The script used here is just a most simple shell script that could look similar to this:
Logalizer comes with a set of configuration files in the config directory of
your distribution. The only configuration file you need to worry about is
logalizer.conf. We will go step by step through logalizer.conf, but it's all
fairly straight forward, really.
DataDir = "/tmp/stats/data" |
This tells logalizer where to store temporary files created when the script is run.
This should normally be in a subdirectory of /tmp.
|
OutputDir = "/srv/www/htdocs/stats" |
This is where logalizer creates the HTML reports from your log files.
This directory has to be accessible, of course, by logalizer and by
yourself. CGI scripts are run with rather limited rights, thus the
OutputDir should have a sufficient umask. Usually 0755 will do. Note that
you should not create the OutputDir within you CGI directory.

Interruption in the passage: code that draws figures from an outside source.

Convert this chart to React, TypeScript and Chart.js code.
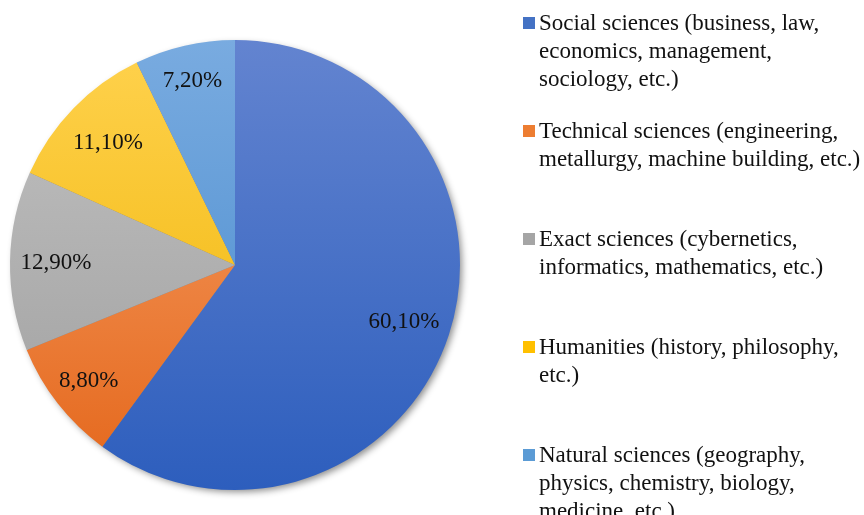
import React, { useEffect, useRef } from "react";
import { Chart, registerables } from "chart.js";

Chart.register(...registerables);

const categories: string[][] = [
  ["Social sciences (business, law,", "economics, management,", "sociology, etc.)"],
  ["Technical sciences (engineering,", "metallurgy, machine building, etc.)"],
  ["Exact sciences (cybernetics,", "informatics, mathematics, etc.)"],
  ["Humanities (history, philosophy,", "etc.)"],
  ["Natural sciences (geography,", "physics, chemistry, biology,", "medicine, etc.)"],
];
const shares = [60.1, 8.8, 12.9, 11.1, 7.2];
const valueLabels = ["60,10%", "8,80%", "12,90%", "11,10%", "7,20%"];

const topColors = ["#6384d0", "#f7a36c", "#c2c2c2", "#ffd24e", "#79abe0"];
const bottomColors = ["#2d5ebd", "#e4661a", "#9e9e9e", "#eeb200", "#4589cc"];
const markerColors = ["#4472c4", "#ed7d31", "#a5a5a5", "#ffc000", "#5b9bd5"];
const labelRadius = [0.79, 0.825, 0.796, 0.787, 0.846];

const FONT = "'Liberation Serif', 'Times New Roman', serif";

export default function App() {
  const ref = useRef<HTMLCanvasElement | null>(null);

  useEffect(() => {
    if (!ref.current) return;

    const shadowPlugin = {
      id: "pieShadow",
      beforeDatasetsDraw(chart: any) {
        const meta = chart.getDatasetMeta(0);
        const arc = meta.data[0];
        if (!arc) return;
        const { x, y, outerRadius } = arc.getProps(["x", "y", "outerRadius"], true);
        const ctx = chart.ctx;
        ctx.save();
        ctx.shadowColor = "rgba(0,0,0,0.45)";
        ctx.shadowBlur = 7;
        ctx.shadowOffsetX = 3;
        ctx.shadowOffsetY = 3;
        ctx.fillStyle = "#808080";
        ctx.beginPath();
        ctx.arc(x, y, outerRadius - 1, 0, Math.PI * 2);
        ctx.fill();
        ctx.restore();
      },
    };

    const labelPlugin = {
      id: "sliceLabels",
      afterDatasetsDraw(chart: any) {
        const ctx = chart.ctx;
        const meta = chart.getDatasetMeta(0);
        ctx.save();
        ctx.font = `23px ${FONT}`;
        ctx.fillStyle = "#111111";
        ctx.textAlign = "center";
        ctx.textBaseline = "alphabetic";
        meta.data.forEach((arc: any, i: number) => {
          const p = arc.getProps(["x", "y", "startAngle", "endAngle", "outerRadius"], true);
          const mid = (p.startAngle + p.endAngle) / 2;
          const r = p.outerRadius * labelRadius[i];
          ctx.fillText(valueLabels[i], p.x + Math.cos(mid) * r, p.y + Math.sin(mid) * r + 7.5);
        });
        ctx.restore();
      },
    };

    const legendPlugin = {
      id: "sideLegend",
      afterDraw(chart: any) {
        const ctx = chart.ctx;
        ctx.save();
        ctx.font = `23px ${FONT}`;
        ctx.textAlign = "left";
        ctx.textBaseline = "alphabetic";
        categories.forEach((lines, i) => {
          const base = 30 + i * 108;
          ctx.fillStyle = markerColors[i];
          ctx.fillRect(523, base - 13, 12, 12);
          ctx.fillStyle = "#111111";
          lines.forEach((line, k) => {
            ctx.fillText(line, 539, base + k * 28);
          });
        });
        ctx.restore();
      },
    };

    const chart = new Chart(ref.current, {
      type: "pie",
      data: {
        labels: categories.map((c) => c.join(" ")),
        datasets: [
          {
            data: shares,
            borderWidth: 0,
            backgroundColor: (c: any) => {
              const area = c.chart.chartArea;
              if (!area) return markerColors[c.dataIndex];
              const g = c.chart.ctx.createLinearGradient(0, area.top, 0, area.bottom);
              g.addColorStop(0, topColors[c.dataIndex]);
              g.addColorStop(1, bottomColors[c.dataIndex]);
              return g;
            },
          },
        ],
      },
      options: {
        responsive: false,
        animation: false,
        layout: { padding: { left: 10, right: 404, top: 40, bottom: 25 } },
        plugins: {
          legend: { display: false },
          tooltip: { enabled: false },
        },
      },
      plugins: [shadowPlugin, labelPlugin, legendPlugin],
    });

    return () => chart.destroy();
  }, []);

  return (
    <div style={{ position: "absolute", left: 0, top: 0, width: 864, height: 515, background: "#ffffff" }}>
      <canvas ref={ref} width={864} height={515} />
    </div>
  );
}
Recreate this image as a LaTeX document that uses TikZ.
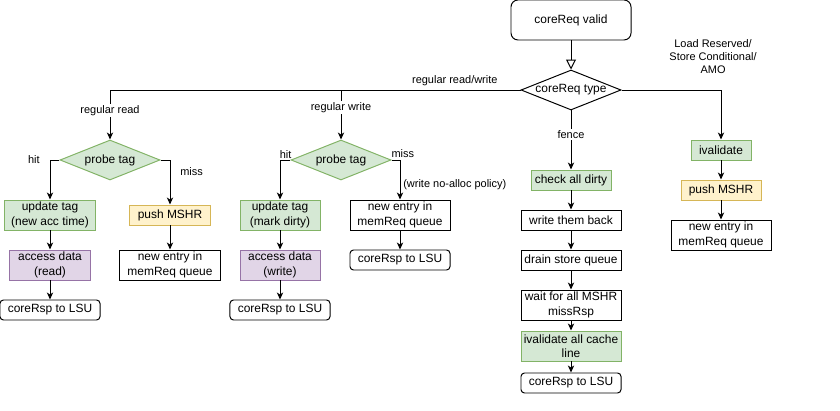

Please make sure to copy the file
VisitTreePaneApplet.jar from the root directory
of your logalizer distribution in this
directory.
|
OutputURL = "http://localhost/stats" |
The URL to said OutputDir. If /srv/www/htdocs is your Apache document root on your system,
the OutputDir above can be accessed by this URL.
|
ScriptURL = "http://localhost/cgi-bin/logalizer/src/logalizer.cgi" |
The URL at which the logalizer script can be accessed. The same rules
as for OutputURL apply: if logalizer.cgi can be found at
/srv/www/cgi-bin/logalizer/src/logalizer.cgi, the URL given above
will work.
|
TemplateDir = "/srv/www/cgi-bin/logalizer/templates" |
The path to the template files, which logalizer uses to generate the web interface and the
HTML reports.
|
LogFile = "/srv/www/log/access.log" |
BackupLogFile = "/srv/www/log/access.log.0.gz"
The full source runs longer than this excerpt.